▶ [COLLECTED DATA]:
-- begin --

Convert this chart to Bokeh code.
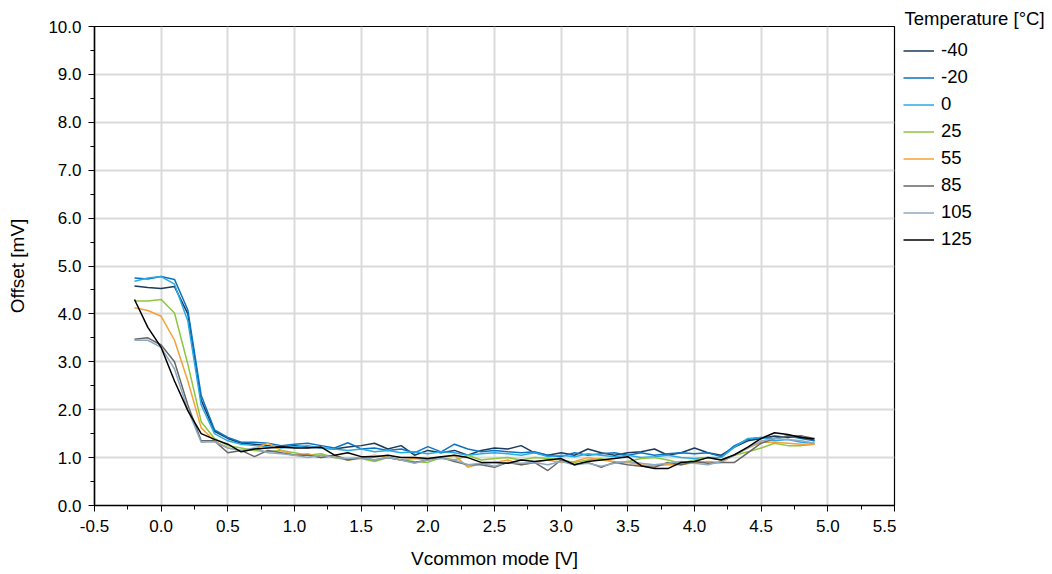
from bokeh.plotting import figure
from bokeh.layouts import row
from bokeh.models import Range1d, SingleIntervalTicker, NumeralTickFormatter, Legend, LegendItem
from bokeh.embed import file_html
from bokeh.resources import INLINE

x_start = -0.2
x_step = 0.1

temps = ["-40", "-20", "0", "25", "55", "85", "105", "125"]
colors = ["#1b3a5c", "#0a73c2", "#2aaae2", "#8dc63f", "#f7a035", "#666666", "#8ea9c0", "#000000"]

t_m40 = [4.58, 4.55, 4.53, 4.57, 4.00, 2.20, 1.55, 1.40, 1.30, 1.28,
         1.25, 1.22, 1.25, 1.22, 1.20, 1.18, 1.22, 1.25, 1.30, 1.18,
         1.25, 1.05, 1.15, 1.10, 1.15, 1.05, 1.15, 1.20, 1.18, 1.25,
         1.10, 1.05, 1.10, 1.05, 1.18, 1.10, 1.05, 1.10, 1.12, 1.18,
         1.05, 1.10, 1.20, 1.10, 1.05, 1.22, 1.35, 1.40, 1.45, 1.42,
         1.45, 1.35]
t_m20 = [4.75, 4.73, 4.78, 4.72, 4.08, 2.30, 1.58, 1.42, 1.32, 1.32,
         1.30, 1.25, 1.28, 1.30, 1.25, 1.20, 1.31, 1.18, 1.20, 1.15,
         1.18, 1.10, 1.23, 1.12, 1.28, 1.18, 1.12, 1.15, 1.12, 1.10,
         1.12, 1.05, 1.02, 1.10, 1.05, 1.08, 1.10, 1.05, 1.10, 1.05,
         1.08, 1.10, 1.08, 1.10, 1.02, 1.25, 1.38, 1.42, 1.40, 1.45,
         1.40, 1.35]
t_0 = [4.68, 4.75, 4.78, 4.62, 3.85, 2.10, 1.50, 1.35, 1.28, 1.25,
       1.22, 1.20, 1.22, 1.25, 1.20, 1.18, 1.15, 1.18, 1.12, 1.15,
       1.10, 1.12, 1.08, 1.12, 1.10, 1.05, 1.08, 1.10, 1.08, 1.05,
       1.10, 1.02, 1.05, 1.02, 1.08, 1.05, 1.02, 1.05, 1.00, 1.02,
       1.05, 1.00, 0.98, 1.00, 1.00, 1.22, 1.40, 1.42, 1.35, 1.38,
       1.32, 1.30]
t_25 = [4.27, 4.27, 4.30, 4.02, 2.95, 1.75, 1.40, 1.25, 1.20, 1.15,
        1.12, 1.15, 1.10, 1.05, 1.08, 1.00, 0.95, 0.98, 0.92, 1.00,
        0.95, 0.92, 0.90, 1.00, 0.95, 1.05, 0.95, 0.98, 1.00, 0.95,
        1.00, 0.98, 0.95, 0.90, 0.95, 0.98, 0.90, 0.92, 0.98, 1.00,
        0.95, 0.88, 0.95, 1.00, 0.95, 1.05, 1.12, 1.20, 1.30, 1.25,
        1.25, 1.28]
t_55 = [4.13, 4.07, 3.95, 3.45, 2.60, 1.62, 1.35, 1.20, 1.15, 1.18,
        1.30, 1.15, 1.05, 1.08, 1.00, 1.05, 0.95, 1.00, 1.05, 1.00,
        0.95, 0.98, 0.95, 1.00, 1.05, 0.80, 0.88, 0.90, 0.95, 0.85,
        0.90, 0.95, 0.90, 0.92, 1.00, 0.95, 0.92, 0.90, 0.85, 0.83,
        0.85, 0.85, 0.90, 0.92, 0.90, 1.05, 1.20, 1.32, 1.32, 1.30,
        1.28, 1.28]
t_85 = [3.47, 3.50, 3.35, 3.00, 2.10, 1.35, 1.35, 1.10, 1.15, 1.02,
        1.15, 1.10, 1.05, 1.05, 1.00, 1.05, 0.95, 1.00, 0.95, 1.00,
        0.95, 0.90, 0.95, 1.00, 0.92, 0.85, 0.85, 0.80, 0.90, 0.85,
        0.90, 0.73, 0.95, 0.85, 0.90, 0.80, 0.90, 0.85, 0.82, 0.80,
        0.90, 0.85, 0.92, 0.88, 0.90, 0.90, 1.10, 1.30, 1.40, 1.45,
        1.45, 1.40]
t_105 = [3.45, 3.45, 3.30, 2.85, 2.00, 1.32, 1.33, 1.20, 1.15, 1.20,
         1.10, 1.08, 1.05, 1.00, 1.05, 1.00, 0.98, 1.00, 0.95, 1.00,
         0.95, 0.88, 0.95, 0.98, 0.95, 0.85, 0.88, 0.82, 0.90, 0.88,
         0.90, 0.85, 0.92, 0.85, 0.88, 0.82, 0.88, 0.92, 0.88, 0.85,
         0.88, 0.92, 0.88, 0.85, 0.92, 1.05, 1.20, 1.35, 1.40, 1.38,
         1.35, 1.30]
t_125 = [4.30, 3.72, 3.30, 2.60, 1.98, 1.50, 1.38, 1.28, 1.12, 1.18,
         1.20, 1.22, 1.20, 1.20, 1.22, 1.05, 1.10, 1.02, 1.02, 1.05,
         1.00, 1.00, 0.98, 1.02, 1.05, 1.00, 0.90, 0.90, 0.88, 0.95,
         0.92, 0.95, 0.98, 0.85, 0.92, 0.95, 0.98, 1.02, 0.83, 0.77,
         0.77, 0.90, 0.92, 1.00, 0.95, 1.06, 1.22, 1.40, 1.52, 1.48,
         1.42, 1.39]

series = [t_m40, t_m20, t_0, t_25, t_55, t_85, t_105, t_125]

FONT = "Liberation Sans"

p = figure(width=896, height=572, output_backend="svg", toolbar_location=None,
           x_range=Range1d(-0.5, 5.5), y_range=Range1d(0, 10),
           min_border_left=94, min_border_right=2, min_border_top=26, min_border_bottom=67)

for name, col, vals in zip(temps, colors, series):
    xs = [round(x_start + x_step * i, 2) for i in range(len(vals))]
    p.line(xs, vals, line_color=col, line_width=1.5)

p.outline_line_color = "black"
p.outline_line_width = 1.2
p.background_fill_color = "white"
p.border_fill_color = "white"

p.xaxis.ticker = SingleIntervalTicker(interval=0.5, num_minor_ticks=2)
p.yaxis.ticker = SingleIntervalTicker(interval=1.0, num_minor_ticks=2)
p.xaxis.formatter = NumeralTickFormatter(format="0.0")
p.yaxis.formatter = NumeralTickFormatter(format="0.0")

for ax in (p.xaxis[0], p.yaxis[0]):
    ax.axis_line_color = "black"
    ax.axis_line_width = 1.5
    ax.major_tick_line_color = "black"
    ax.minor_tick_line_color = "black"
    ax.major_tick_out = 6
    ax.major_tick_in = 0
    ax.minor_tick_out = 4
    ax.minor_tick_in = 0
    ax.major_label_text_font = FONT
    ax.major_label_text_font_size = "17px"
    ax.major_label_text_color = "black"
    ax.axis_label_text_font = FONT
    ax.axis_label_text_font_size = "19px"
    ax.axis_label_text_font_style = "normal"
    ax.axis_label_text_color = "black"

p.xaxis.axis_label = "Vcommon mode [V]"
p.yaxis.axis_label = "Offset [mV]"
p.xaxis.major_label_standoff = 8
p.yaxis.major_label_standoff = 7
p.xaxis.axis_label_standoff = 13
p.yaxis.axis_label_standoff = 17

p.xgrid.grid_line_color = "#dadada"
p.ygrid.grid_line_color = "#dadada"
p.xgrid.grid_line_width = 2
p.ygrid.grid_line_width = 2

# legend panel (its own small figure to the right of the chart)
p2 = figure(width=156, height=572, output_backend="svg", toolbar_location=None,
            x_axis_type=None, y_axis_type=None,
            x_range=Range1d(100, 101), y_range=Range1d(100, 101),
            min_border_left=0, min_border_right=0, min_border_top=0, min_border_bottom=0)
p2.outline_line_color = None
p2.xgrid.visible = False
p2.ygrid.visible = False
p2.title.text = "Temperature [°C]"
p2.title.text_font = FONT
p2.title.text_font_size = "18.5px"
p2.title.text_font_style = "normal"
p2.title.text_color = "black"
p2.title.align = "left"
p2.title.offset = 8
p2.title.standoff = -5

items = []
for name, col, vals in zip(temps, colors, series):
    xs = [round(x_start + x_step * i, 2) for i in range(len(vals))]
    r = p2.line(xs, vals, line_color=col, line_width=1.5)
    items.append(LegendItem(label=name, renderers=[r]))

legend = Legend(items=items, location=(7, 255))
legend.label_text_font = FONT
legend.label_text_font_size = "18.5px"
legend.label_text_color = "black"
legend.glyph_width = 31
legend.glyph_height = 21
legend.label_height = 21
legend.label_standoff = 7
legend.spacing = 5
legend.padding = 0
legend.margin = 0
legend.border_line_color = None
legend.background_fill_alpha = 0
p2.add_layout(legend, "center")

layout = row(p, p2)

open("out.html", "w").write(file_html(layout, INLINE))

-- end --

▶ [REQUIREMENTS]:
Starting with the first line of the data above and ending with the line containing "from bokeh.resources import INLINE", please restate every line exactly, leaving images out.

▶ [SOLVED EXERCISE]:
Convert this chart to Bokeh code.
from bokeh.plotting import figure
from bokeh.layouts import row
from bokeh.models import Range1d, SingleIntervalTicker, NumeralTickFormatter, Legend, LegendItem
from bokeh.embed import file_html
from bokeh.resources import INLINE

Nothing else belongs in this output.